UK Cities Get £40m Fund For Electric Car Rollout
Nottingham, Bristol, Milton Keynes and London named as winners in Department for Transport’s electric car project
Four UK cities will share a £40m government fund to help promote the government’s drive for the rollout of electric cars.
Nottingham, Bristol, Milton Keynes and London were revealed today as the winners of the Department for Transport’s Go Ultra Low City Scheme, and will now split the prize fund to help support the introduction of environmentally-friendly cars in their cities.
Among the new projects set to be funded are new street lights that double as charge points for electric vehicles, and making around 25,000 parking spaces free for plug-in car owners, which could save commuters up to £1,300 per year.
Expansion
London will use its £13m share of the fund to create ‘Neighbourhoods of the future’, which look to prioritising ultra-low emission vehicles (ULEVs) in several boroughs across the capital. This includes over a dozen streets in Hackney going electric with charging infrastructure such as car-charging street lighting, while Harrow will develop a low emission zone offering parking and traffic priority to owners of plug-in vehicles
The capital is aiming to sell 70,000 ULEVs by 2020 and almost quarter of a million by 2025.
Milton Keynes will receive £9m to open a Electric Vehicle Experience Centre that will provide consumer advice and short-term vehicles loans. The city will also open up 20,000 parking bays for free to EVs, and create new ‘co-brand’ bus lanes which give plug-in vehicles the same priority at traffic lights as local buses.
Bristol gets £7m towards offering residents free parking for ULEVs in residential, access to three carpool lanes in the city, over 80 rapid and fast chargers across the city and a scheme encouraging people to lease a plug-in car for up to four weeks.
Finally, Nottinghamshire and Derby will use £6m of funding to install 230 charge points and offer ULEV owners discount parking and access to over 13 miles of bus lanes along key routes across the city. It will also open up a new business support programme letting local companies ‘try before they buy’, which it hopes will also drive interest in the vehicles.
The Government also hopes that the fund will lead to the creation and support of highly-skilled jobs in the automotive industry by encouraging the sale of thousands of extra plug-in cars, many of which will be built and tested in the UK.

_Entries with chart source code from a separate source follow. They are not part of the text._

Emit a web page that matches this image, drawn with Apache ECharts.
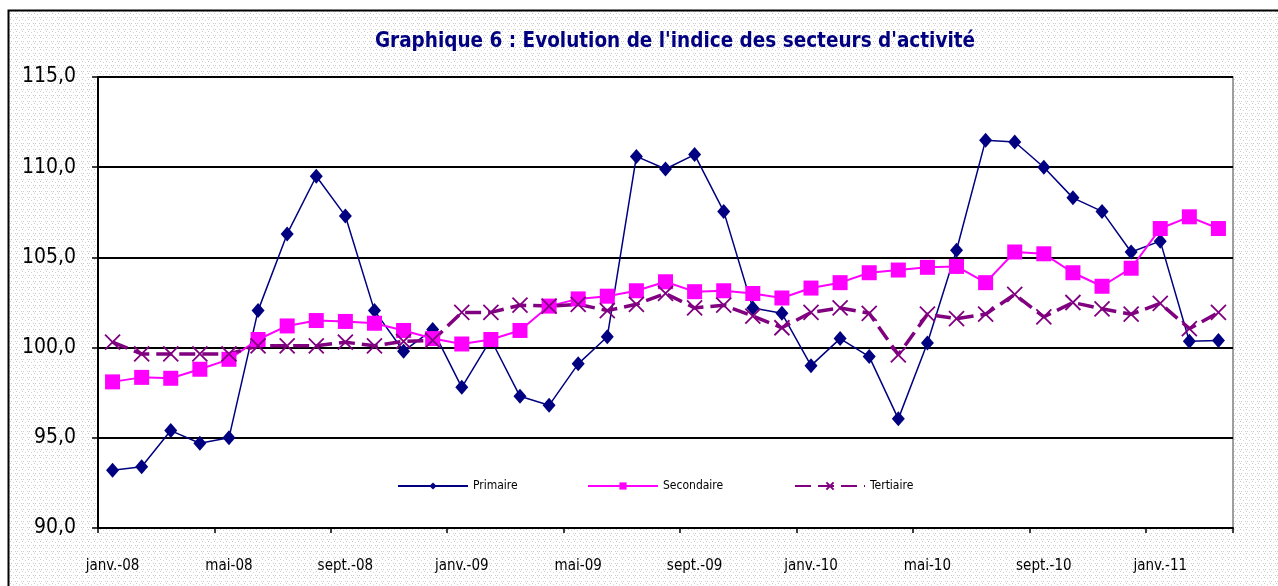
<!DOCTYPE html>
<html>
<head>
<meta charset="utf-8">
<script src="https://cdn.jsdelivr.net/npm/echarts@6/dist/echarts.min.js"></script>
<style>
html,body{margin:0;padding:0;background:#fff;}
#wrap{position:relative;width:1278px;height:586px;overflow:hidden;background:#fff;}
#bg{position:absolute;left:9px;top:11px;right:0;bottom:0;background-color:#fff;
background-image:url("data:image/svg+xml;utf8,<svg xmlns='http://www.w3.org/2000/svg' width='6' height='6'><rect x='0' y='0' width='1' height='1' fill='%23cccccc'/><rect x='2' y='0' width='1' height='1' fill='%23cccccc'/><rect x='1' y='2' width='1' height='1' fill='%23cccccc'/><rect x='4' y='3' width='1' height='1' fill='%23d4d4d4'/></svg>");}
#chart{position:absolute;left:0;top:0;width:1278px;height:586px;}
</style>
</head>
<body>
<div id="wrap"><div id="bg"></div><div id="chart"></div></div>
<script>
const categories = ['janv.-08','févr.-08','mars-08','avr.-08','mai-08','juin-08','juil.-08','août-08','sept.-08','oct.-08','nov.-08','déc.-08',
 'janv.-09','févr.-09','mars-09','avr.-09','mai-09','juin-09','juil.-09','août-09','sept.-09','oct.-09','nov.-09','déc.-09',
 'janv.-10','févr.-10','mars-10','avr.-10','mai-10','juin-10','juil.-10','août-10','sept.-10','oct.-10','nov.-10','déc.-10',
 'janv.-11','févr.-11','mars-11'];
const primaire = [93.2, 93.4, 95.4, 94.7, 95.0, 102.05, 106.3, 109.5, 107.3, 102.05, 99.8, 101.0, 97.8, 100.45, 97.3, 96.8, 99.1, 100.6, 110.6, 109.9, 110.7, 107.55, 102.2, 101.9, 99.0, 100.5, 99.5, 96.05, 100.25, 105.4, 111.5, 111.4, 110.0, 108.3, 107.55, 105.3, 105.9, 100.35, 100.4];
const secondaire = [98.1, 98.35, 98.3, 98.8, 99.35, 100.45, 101.2, 101.5, 101.45, 101.35, 100.95, 100.5, 100.2, 100.45, 100.95, 102.3, 102.7, 102.85, 103.15, 103.65, 103.1, 103.15, 103.0, 102.75, 103.3, 103.6, 104.15, 104.3, 104.45, 104.5, 103.6, 105.3, 105.2, 104.15, 103.4, 104.4, 106.6, 107.25, 106.6];
const tertiaire = [100.3, 99.65, 99.65, 99.65, 99.65, 100.1, 100.1, 100.1, 100.3, 100.1, 100.35, 100.4, 101.95, 101.95, 102.35, 102.3, 102.4, 102.05, 102.4, 103.0, 102.2, 102.35, 101.75, 101.1, 101.95, 102.2, 101.9, 99.6, 101.85, 101.6, 101.85, 102.95, 101.7, 102.5, 102.15, 101.85, 102.45, 101.05, 101.95];
const seriesNames = ['Primaire','Secondaire','Tertiaire'];
const yMin = 90, yMax = 115, yStep = 5;
const titleText = "Graphique 6 : Evolution de l'indice des secteurs d'activité";

const NARROW = "'Liberation Sans Narrow','Arial Narrow','DejaVu Sans Condensed',sans-serif";
const chart = echarts.init(document.getElementById('chart'), null, {renderer:'canvas'});
const legendCommon = {itemWidth:70, itemHeight:9, itemGap:0, padding:0,
  textStyle:{fontFamily:NARROW, fontSize:12, color:'#000'}};
chart.setOption({
  animation:false,
  backgroundColor:'transparent',
  title:{text:titleText, left:670, top:26, textAlign:'center',
    textStyle:{fontFamily:NARROW, fontWeight:'bold', fontSize:20.5, color:'#000080'}},
  graphic:[{type:'rect', shape:{x:8.5, y:10.5, width:1400, height:800},
    style:{fill:'none', stroke:'#000', lineWidth:2}, silent:true}],
  legend:[
    Object.assign({data:[seriesNames[0]], left:397, top:480}, legendCommon),
    Object.assign({data:[seriesNames[1]], left:587, top:480}, legendCommon),
    Object.assign({data:[seriesNames[2]], left:794, top:480}, legendCommon)
  ],
  grid:{left:98, right:45, top:77, bottom:58, show:true, backgroundColor:'#fff',
    borderColor:'#808080', borderWidth:1.5, containLabel:false},
  xAxis:{type:'category', data:categories, boundaryGap:true,
    axisLine:{lineStyle:{color:'#000', width:2}},
    axisTick:{show:true, interval:3, length:5, lineStyle:{color:'#000', width:1.5}},
    axisLabel:{interval:3, margin:31, fontFamily:NARROW, fontSize:15, color:'#000'},
    splitLine:{show:false}},
  yAxis:{type:'value', min:yMin, max:yMax, interval:yStep,
    axisLine:{show:true, lineStyle:{color:'#000', width:2}},
    axisTick:{show:true, length:6, lineStyle:{color:'#000', width:1.5}},
    axisLabel:{margin:22, fontFamily:NARROW, fontSize:21, color:'#000',
      formatter:v=>v.toFixed(1).replace('.',',')},
    splitLine:{lineStyle:{color:'#000', width:2}}},
  series:[
    {name:seriesNames[0], type:'line', data:primaire, symbol:'diamond', symbolSize:[13,15],
      lineStyle:{color:'#000080', width:1.5}, itemStyle:{color:'#000080'}},
    {name:seriesNames[1], type:'line', data:secondaire, symbol:'rect', symbolSize:15,
      lineStyle:{color:'#ff00ff', width:2}, itemStyle:{color:'#ff00ff'}},
    {name:seriesNames[2], type:'line', data:tertiaire, symbol:'path://M0,0L10,10M10,0L0,10', symbolSize:15,
      lineStyle:{color:'#800080', width:3.5, type:[16,7]},
      itemStyle:{color:'#800080', borderColor:'#800080', borderWidth:1.8}}
  ]
});
</script>
</body>
</html>
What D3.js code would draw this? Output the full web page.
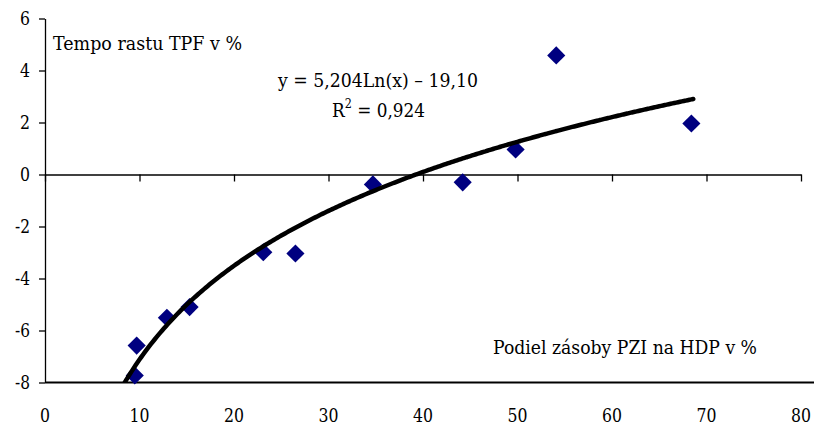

“These Go Ultra Low Cities have proposed exciting, innovative ideas that will encourage drivers to choose an electric car,” said Transport Secretary Patrick McLoughlin. “I want to see thousands more greener vehicles on our roads and I am proud to back this ambition with £40m to help the UK become international pioneers of emission cutting technology.”
“The UK is a world leader in the uptake of low emission vehicles and our long-term economic plan is investing £600m by 2020 to improve air quality, create jobs and achieve our goal of every new car and van in the UK being ultra-low emission by 2040.”